Global Warming Could Melt Greenland Ice Sheet - Study

Date: 08-Apr-04
Country: UK
Author: Patricia Reaney

A meltdown of the massive ice sheet, which is more than three km (1.8 miles) thick would raise sea levels by an average seven meters (yards), threatening countries such as Bangladesh, island in the Pacific and parts of Florida.

"Any area that is less than seven meters above sea level would be flooded," said Jonathan Gregory, a climate scientist at the University of Reading in southern England.

Researchers have already calculated that an annual average temperature rise of more than three degrees Celsius would be sufficient to melt the ice sheet in the future.

Gregory and his colleagues have produced new calculations, which are published in the science journal Nature, showing that a temperature rise of that degree is indeed likely to happen.

"We found that the levels of CO2 which we could quite likely reach during this century are sufficient to produce that amount of warming," he said.

Using methods developed for the Intergovernmental Panel on Climate Change, Gregory and his team did modeling studies of temperature change in response to increasing concentrations of greenhouse gases over the next 350 years.
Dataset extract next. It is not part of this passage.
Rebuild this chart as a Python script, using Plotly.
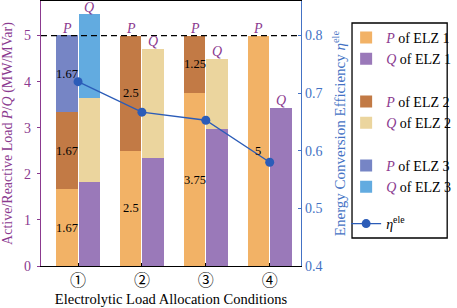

"We estimated what that meant for the temperature of Greenland to see whether it passed the critical level threshold," Gregory added.

It did.

Some of the models forecast a temperature rise that was nearly three times more than the threshold.

"How quickly it would happen would depend on how severe the warming was," Gregory said when asked when the ice sheet would disappear. "It is a great deal of ice."
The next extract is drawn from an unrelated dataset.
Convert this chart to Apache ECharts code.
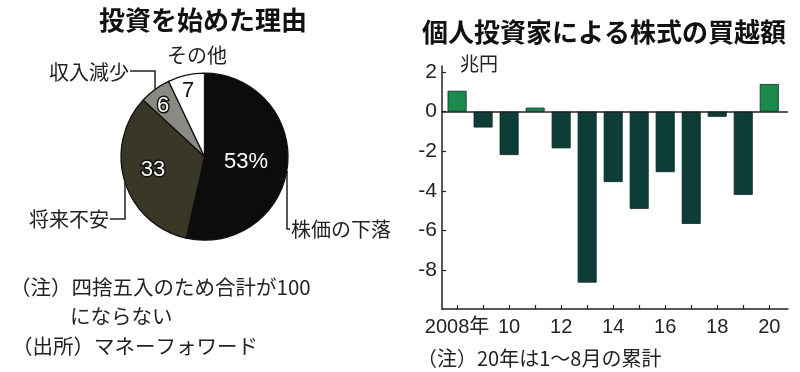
<!DOCTYPE html>
<html>
<head>
<meta charset="utf-8">
<script src="https://cdn.jsdelivr.net/npm/echarts@6/dist/echarts.min.js"></script>
<style>
html,body{margin:0;padding:0;background:#fff;}
#c{width:800px;height:372px;}
</style>
</head>
<body>
<div id="c"></div>
<script>
// ---- data ----
const pieNames = ['株価の下落', '将来不安', '収入減少', 'その他'];
const pieValues = [53, 33, 6, 7];
const pieValueLabels = ['53%', '33', '6', '7'];
const years = [2008, 2009, 2010, 2011, 2012, 2013, 2014, 2015, 2016, 2017, 2018, 2019, 2020];
const netBuy = [1.05, -0.8, -2.19, 0.2, -1.85, -8.62, -3.55, -4.9, -3.05, -5.66, -0.26, -4.2, 1.39];
const yTickValues = [-8, -6, -4, -2, 0, 2];
const xLabelYears = [2008, 2010, 2012, 2014, 2016, 2018, 2020];

// ---- styles / layout ----
const CJK = "'Noto Sans CJK JP', 'Noto Sans', sans-serif";
const NUM = "'Liberation Sans Narrow', 'Liberation Sans', 'Noto Sans CJK JP', sans-serif";
const sliceColors = ['#0c0c0c', '#393827', '#8a8a83', '#ffffff'];
const innerLabelPos = [[246, 162], [153, 170], [163, 106], [188, 91]];
const outerLabelLayout = [
  { x: 291, y: 229, align: 'left', line: [[287, 171], [287, 229], [290, 229]] },
  { x: 109, y: 219, align: 'right', line: [[125, 182], [125, 219], [110, 219]] },
  { x: 129, y: 72, align: 'right', line: [[155, 90], [155, 71], [130, 71]] },
  { x: 197, y: 55, align: 'center', line: null }
];

const chart = echarts.init(document.getElementById('c'), null, { renderer: 'canvas' });

const pieData = pieNames.map((n, i) => ({
  name: n,
  value: pieValues[i],
  itemStyle: { color: sliceColors[i] },
  label: i === 3
    ? { color: '#111', textBorderWidth: 0 }
    : { color: '#fff', textBorderColor: '#111', textBorderWidth: 3 }
}));

const pieNameData = pieNames.map((n, i) => ({
  name: n,
  value: pieValues[i],
  labelLine: { show: outerLabelLayout[i].line !== null }
}));

const noteFont = "20.5px " + CJK;

const option = {
  animation: false,
  backgroundColor: '#fff',
  graphic: [
    { type: 'text', x: 203, y: 20, style: { text: '投資を始めた理由', font: "bold 26px " + CJK, fill: '#111', align: 'center', verticalAlign: 'middle' } },
    { type: 'text', x: 604, y: 32, style: { text: '個人投資家による株式の買越額', font: "bold 26px " + CJK, fill: '#111', align: 'center', verticalAlign: 'middle' } },
    { type: 'text', x: 460, y: 64, style: { text: '兆円', font: "19px " + CJK, fill: '#222', align: 'left', verticalAlign: 'middle' } },
    { type: 'text', x: 10, y: 287, style: { text: '（注）四捨五入のため合計が100', font: noteFont, fill: '#222', align: 'left', verticalAlign: 'middle' } },
    { type: 'text', x: 70, y: 316, style: { text: 'にならない', font: noteFont, fill: '#222', align: 'left', verticalAlign: 'middle' } },
    { type: 'text', x: 12, y: 346, style: { text: '（出所）マネーフォワード', font: noteFont, fill: '#222', align: 'left', verticalAlign: 'middle' } },
    { type: 'text', x: 417, y: 358, style: { text: '（注）20年は1～8月の累計', font: "20px " + CJK, fill: '#222', align: 'left', verticalAlign: 'middle' } }
  ],
  grid: { left: 442, right: 12, top: 66, bottom: 63 },
  xAxis: {
    type: 'value',
    min: 2007.42,
    max: 2020.72,
    splitLine: { show: false },
    axisLine: { show: true, onZero: false, lineStyle: { color: '#222', width: 1.5 } },
    axisTick: { show: true, inside: true, length: 4, customValues: years, lineStyle: { color: '#222', width: 1.2 } },
    axisLabel: {
      customValues: xLabelYears,
      margin: 8,
      fontFamily: NUM, fontSize: 20, color: '#222',
      formatter: v => v === 2008 ? '2008年' : String(v % 100).padStart(2, '0')
    }
  },
  yAxis: {
    type: 'value',
    min: -9.95,
    max: 2.3,
    splitLine: { show: false },
    axisLine: { show: true, onZero: false, lineStyle: { color: '#222', width: 1.5 } },
    axisTick: { show: true, inside: true, length: 4, customValues: yTickValues, lineStyle: { color: '#222', width: 1.2 } },
    axisLabel: { customValues: yTickValues, margin: 5, fontFamily: NUM, fontSize: 21, color: '#222' }
  },
  series: [
    {
      type: 'bar',
      barWidth: 19,
      data: years.map((y, i) => [y, netBuy[i]]),
      itemStyle: {
        color: p => p.value[1] >= 0 ? '#1d8a4d' : '#0e3c37',
        borderColor: '#0b2b26',
        borderWidth: 0.8
      },
      markLine: {
        silent: true,
        symbol: 'none',
        label: { show: false },
        lineStyle: { color: '#222', width: 1.5, type: 'solid' },
        data: [{ yAxis: 0 }]
      }
    },
    {
      type: 'pie',
      center: [204.5, 156.7],
      radius: 83.5,
      startAngle: 90,
      clockwise: true,
      avoidLabelOverlap: false,
      itemStyle: { borderColor: '#111', borderWidth: 1.3 },
      label: {
        show: true,
        position: 'inside',
        fontFamily: NUM,
        fontSize: 22,
        formatter: p => pieValueLabels[p.dataIndex]
      },
      labelLine: { show: false },
      labelLayout: p => ({ x: innerLabelPos[p.dataIndex][0], y: innerLabelPos[p.dataIndex][1], align: 'center', verticalAlign: 'middle' }),
      data: pieData,
      silent: true
    },
    {
      type: 'pie',
      center: [204.5, 156.7],
      radius: 83.5,
      startAngle: 90,
      clockwise: true,
      avoidLabelOverlap: false,
      silent: true,
      itemStyle: { color: 'rgba(0,0,0,0)', borderWidth: 0 },
      label: {
        show: true,
        position: 'outside',
        fontFamily: CJK,
        fontSize: 20,
        color: '#222',
        formatter: p => p.name
      },
      labelLine: { show: true, length: 10, length2: 10, lineStyle: { color: '#222', width: 1.5 } },
      labelLayout: p => {
        const o = outerLabelLayout[p.dataIndex];
        const r = { x: o.x, y: o.y, align: o.align, verticalAlign: 'middle' };
        if (o.line) r.labelLinePoints = o.line;
        return r;
      },
      data: pieNameData
    }
  ]
};
chart.setOption(option);
</script>
</body>
</html>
Under the Kyoto Protocol, the European Union must cut its greenhouse gas output by eight percent of 1990 levels between 2008 and 2012. To help reach these targets, the EU has designed an international emissions trading scheme, due to start in 2005.

Plants in each member state will be granted tradeable CO2 certificates which allow them to generate a set amount of the polluting gas.

But it may not be enough.

"Presuming the calculations are right, that it is going to happen, and that we are in the right ball park then you would prevent it (the meltdown) happening by not allowing CO2 to go above the levels we were considering," Gregory said.

The lowest CO2 concentration scenario used in the models was 450 parts per million. Current levels are below that, according to Gregory, but by the middle of this century are likely to exceed it.

"It would not be impossible to remain below that level, if it is the important threshold, but it will mean greater emissions reduction than is currently being considered," he added.